AI – tone deaf or not?
We have often heard that music is the language of the soul. There is no debating that music moves people in more ways than one. Neuroscientists believe that music activates, transforms, and even works therapeutically on brain activity. Music has a strong role to play in keeping the human brains and hearts engaged.
The use of music in advertising is well-known and well documented. Globally, 84 per cent of ads use music and the Kantar LINK database indicates that in Australia that number is about 81 per cent. About a half of these Aussie ads employ prominent music. On YouTube and TikTok, music works its magic with improving attention, driving significant uplifts in both, purchase intent and brand favourability.
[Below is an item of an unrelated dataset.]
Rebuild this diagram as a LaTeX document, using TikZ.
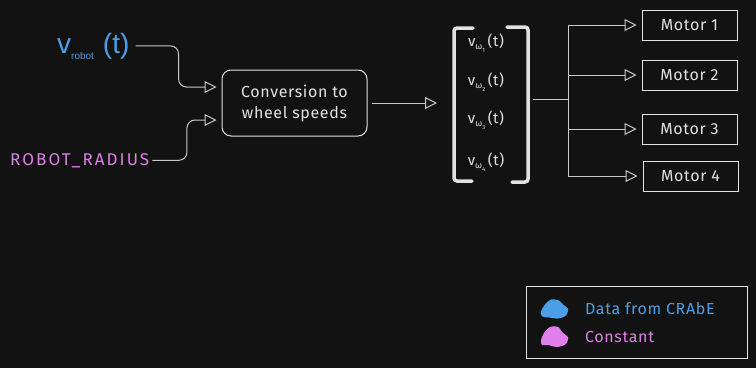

With the rise of Artificial Intelligence (AI), we observe a surge in experimentation with sound and music – composing melodies, recreating voices of the past (prosaic and poetic) – with the aim to be distinctive and entertain.
So, for this latest deep dive into analysing creative effectiveness through Kantar’s LinkAI database, I decided to see if LinkAI could pick up the mood, melody, tone and timbre of music to measure the impact it has on advertising. We ran 50 ads – with and without music – through the machine to understand two things:
1. Does the machine pick up music?
2. Do the creatives tested by the machine mirror consumer reactions to music?
The results indicate that AI is not tone deaf!